## BEGIN PROVIDED ENTRIES
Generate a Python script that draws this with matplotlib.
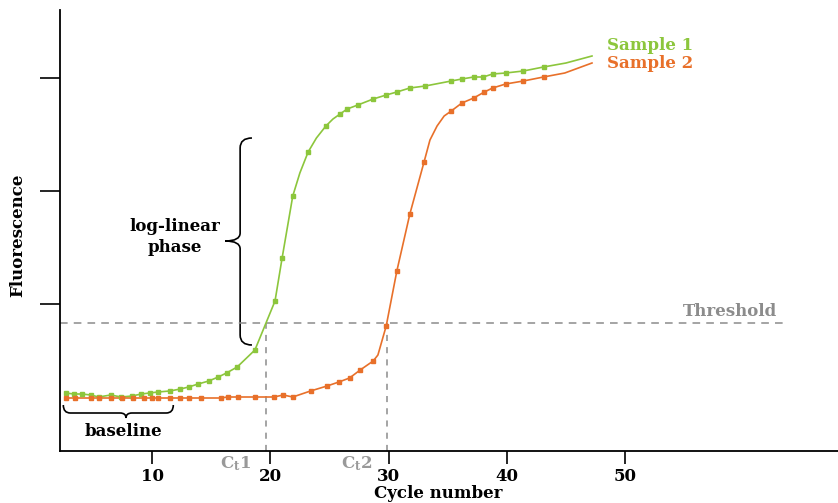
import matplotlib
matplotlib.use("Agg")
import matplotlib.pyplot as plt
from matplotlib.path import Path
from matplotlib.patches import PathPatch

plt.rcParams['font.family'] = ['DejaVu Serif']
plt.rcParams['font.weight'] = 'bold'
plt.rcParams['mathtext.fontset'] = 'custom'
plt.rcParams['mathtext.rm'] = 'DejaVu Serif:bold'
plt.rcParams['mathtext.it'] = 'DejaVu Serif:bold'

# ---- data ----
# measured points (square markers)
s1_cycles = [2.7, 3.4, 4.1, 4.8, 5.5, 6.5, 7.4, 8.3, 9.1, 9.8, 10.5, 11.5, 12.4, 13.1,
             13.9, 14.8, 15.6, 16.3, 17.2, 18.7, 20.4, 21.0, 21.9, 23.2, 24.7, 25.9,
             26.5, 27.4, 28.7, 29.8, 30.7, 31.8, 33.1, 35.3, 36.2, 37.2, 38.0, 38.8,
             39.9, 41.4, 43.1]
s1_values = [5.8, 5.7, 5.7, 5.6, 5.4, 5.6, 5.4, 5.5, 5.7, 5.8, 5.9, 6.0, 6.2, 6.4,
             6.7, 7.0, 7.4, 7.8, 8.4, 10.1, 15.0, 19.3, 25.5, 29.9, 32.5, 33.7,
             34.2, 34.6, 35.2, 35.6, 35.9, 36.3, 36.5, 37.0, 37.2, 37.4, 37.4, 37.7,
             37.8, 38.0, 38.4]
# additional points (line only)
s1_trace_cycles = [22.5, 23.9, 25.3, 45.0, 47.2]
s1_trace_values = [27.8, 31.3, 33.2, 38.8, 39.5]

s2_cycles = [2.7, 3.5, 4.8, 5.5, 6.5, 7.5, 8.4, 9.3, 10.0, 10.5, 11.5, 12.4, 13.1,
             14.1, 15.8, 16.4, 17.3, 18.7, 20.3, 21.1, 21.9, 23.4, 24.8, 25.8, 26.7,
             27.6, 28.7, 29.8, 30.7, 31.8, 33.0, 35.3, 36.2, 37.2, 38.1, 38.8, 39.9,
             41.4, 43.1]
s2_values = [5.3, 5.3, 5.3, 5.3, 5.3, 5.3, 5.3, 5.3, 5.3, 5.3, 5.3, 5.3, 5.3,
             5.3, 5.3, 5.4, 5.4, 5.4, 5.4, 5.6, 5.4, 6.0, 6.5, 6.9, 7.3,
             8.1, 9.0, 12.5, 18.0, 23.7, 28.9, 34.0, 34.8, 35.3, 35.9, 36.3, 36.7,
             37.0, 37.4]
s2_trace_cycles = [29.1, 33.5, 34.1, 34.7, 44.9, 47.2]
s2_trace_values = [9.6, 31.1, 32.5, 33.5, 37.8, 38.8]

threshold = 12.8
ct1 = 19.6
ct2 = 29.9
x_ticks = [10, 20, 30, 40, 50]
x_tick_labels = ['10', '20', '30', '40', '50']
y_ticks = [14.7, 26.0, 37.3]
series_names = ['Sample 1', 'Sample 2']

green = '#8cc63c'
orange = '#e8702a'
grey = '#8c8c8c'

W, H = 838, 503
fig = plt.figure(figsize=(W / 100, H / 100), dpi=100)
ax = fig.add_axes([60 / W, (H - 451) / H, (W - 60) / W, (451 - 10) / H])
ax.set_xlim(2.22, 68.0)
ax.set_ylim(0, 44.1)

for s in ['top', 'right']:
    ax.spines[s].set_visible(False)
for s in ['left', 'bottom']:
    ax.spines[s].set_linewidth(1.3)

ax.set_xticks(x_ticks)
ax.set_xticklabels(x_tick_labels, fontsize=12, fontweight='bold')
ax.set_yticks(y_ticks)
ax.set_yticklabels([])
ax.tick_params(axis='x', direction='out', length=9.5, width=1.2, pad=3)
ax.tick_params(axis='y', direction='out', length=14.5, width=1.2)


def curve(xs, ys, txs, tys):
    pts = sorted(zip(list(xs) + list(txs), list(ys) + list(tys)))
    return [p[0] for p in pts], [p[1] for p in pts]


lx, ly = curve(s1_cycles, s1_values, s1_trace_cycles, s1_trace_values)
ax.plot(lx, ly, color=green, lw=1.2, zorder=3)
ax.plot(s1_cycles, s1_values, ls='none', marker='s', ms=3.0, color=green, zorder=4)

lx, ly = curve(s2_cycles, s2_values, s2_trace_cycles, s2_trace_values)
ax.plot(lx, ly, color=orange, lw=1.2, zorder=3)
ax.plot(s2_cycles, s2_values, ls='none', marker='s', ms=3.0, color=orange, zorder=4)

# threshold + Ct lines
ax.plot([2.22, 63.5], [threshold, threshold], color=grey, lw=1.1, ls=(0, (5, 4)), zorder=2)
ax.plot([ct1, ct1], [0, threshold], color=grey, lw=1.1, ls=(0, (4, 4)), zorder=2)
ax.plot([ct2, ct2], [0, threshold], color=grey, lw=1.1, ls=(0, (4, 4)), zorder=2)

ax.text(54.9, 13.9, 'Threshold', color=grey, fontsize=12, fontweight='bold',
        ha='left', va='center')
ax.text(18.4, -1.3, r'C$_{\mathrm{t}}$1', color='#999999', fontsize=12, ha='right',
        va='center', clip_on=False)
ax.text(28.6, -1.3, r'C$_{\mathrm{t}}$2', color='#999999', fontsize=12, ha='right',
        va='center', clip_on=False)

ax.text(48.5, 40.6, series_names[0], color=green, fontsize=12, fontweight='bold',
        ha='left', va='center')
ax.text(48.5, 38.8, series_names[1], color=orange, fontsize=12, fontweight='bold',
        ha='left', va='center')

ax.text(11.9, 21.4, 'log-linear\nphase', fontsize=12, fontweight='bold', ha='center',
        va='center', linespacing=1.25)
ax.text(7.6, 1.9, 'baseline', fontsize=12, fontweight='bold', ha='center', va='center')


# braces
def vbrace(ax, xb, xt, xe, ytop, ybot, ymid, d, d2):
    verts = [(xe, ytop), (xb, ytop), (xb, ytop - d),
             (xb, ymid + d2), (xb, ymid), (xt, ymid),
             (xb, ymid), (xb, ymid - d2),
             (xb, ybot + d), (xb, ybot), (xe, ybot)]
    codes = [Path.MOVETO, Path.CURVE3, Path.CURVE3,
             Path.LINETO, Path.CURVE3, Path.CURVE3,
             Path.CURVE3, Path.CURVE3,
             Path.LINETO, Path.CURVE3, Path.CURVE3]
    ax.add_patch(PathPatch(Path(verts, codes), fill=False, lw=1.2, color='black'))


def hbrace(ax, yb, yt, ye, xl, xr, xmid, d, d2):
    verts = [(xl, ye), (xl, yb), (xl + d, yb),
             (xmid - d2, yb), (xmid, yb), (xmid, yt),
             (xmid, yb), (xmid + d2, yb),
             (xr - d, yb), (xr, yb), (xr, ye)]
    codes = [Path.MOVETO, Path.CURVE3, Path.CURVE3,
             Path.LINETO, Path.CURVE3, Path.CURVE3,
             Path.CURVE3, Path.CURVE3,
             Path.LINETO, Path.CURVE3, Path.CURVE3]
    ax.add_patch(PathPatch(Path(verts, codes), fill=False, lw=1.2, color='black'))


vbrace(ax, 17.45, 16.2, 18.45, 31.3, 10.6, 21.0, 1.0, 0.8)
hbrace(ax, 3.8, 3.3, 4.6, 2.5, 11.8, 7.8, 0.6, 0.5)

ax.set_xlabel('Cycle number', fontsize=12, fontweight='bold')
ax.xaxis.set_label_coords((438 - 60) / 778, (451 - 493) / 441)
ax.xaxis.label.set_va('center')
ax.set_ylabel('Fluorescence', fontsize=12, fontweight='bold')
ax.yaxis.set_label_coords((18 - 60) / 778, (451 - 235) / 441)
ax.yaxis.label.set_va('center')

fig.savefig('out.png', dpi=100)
## END PROVIDED ENTRIES
## BEGIN PROVIDED ENTRIES
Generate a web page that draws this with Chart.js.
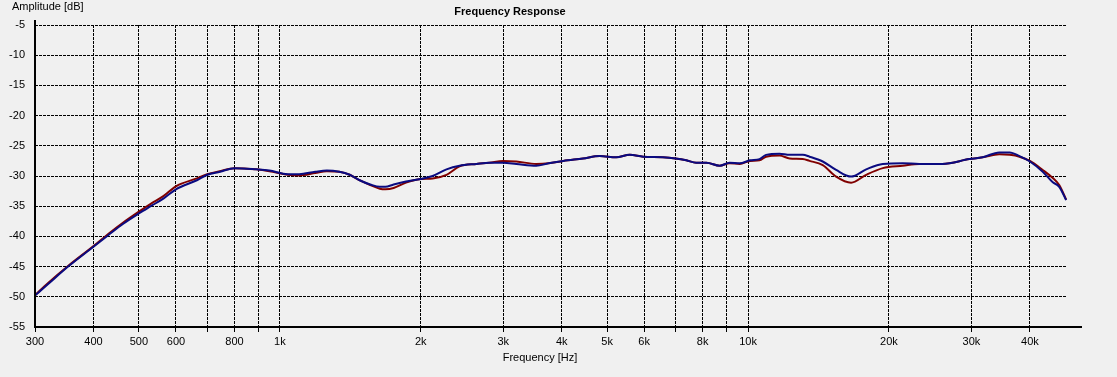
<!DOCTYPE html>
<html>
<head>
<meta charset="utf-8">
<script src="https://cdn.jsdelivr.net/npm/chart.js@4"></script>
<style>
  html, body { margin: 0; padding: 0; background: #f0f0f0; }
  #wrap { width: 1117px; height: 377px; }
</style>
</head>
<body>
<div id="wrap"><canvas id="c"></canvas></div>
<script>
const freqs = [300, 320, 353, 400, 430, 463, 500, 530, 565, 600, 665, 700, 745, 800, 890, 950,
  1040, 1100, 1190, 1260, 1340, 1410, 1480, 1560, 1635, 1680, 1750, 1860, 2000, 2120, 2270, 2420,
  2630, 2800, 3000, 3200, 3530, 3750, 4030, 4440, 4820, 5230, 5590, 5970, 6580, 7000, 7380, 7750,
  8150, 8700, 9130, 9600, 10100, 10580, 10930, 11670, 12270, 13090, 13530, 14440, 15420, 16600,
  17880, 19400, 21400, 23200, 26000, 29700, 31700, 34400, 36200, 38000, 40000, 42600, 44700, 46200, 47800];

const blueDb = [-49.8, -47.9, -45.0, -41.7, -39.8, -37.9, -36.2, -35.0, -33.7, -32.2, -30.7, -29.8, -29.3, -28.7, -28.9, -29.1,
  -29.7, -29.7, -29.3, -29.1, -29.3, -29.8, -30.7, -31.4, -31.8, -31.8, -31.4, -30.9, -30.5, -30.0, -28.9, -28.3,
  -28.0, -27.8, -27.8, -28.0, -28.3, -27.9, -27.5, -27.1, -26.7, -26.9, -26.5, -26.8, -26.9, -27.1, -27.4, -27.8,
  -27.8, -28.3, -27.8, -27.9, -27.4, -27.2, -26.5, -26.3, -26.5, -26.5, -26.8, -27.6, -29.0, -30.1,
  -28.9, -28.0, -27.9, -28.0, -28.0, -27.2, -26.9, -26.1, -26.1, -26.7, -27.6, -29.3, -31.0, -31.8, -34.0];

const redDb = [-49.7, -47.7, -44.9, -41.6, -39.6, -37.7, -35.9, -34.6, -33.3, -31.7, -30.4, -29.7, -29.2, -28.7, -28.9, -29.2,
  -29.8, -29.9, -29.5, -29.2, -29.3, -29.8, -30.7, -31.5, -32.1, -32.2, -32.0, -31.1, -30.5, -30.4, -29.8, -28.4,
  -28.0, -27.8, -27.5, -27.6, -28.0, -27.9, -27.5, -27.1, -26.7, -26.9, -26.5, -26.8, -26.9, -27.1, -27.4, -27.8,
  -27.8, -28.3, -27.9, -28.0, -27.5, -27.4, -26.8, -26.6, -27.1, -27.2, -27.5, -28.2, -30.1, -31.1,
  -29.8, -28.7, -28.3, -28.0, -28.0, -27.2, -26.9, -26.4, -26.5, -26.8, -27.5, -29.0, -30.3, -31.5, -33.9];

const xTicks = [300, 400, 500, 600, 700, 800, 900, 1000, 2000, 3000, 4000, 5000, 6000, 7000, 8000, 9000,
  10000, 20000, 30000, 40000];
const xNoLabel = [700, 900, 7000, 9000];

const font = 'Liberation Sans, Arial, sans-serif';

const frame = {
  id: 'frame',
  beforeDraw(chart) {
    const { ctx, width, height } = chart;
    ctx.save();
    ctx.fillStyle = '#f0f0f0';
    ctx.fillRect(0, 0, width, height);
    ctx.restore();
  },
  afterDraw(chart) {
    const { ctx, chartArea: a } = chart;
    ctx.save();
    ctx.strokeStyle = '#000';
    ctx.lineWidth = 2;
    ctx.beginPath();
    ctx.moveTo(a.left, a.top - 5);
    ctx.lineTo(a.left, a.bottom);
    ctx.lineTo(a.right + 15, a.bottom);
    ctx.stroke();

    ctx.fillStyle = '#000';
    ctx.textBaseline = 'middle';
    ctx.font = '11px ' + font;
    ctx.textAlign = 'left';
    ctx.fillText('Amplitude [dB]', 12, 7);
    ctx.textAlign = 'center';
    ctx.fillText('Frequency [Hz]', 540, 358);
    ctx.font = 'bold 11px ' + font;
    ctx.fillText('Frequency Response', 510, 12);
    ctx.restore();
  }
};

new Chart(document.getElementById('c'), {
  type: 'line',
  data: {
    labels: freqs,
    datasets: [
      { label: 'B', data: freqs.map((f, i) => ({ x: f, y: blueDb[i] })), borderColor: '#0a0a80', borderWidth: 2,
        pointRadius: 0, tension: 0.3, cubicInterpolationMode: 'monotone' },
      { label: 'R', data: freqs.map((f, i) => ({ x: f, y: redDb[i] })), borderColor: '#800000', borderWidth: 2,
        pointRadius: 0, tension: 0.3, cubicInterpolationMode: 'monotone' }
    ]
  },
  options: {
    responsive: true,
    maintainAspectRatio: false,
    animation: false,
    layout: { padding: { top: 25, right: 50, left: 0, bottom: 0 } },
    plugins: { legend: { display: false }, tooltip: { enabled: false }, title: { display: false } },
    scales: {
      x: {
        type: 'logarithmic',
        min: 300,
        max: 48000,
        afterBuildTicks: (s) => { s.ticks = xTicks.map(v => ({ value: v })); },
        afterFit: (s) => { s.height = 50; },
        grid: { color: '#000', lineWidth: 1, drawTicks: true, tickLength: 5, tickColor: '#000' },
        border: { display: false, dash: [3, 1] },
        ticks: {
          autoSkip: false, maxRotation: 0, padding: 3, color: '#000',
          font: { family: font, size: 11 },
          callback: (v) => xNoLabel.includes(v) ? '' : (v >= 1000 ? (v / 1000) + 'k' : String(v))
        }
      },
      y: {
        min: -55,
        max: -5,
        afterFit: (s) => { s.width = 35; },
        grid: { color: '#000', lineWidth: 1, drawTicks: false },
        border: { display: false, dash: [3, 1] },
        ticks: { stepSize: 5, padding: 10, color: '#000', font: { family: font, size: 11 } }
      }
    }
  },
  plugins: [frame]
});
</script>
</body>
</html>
## END PROVIDED ENTRIES
> _STATED TASK_
Copy the lines above exactly, starting at the one with "Generate a Python" and ending at the one with "from matplotlib.patches import PathPatch", both included. Leave out any pictures and add nothing else.

> _EXPECTED ANSWER_
Generate a Python script that draws this with matplotlib.
import matplotlib
matplotlib.use("Agg")
import matplotlib.pyplot as plt
from matplotlib.path import Path
from matplotlib.patches import PathPatch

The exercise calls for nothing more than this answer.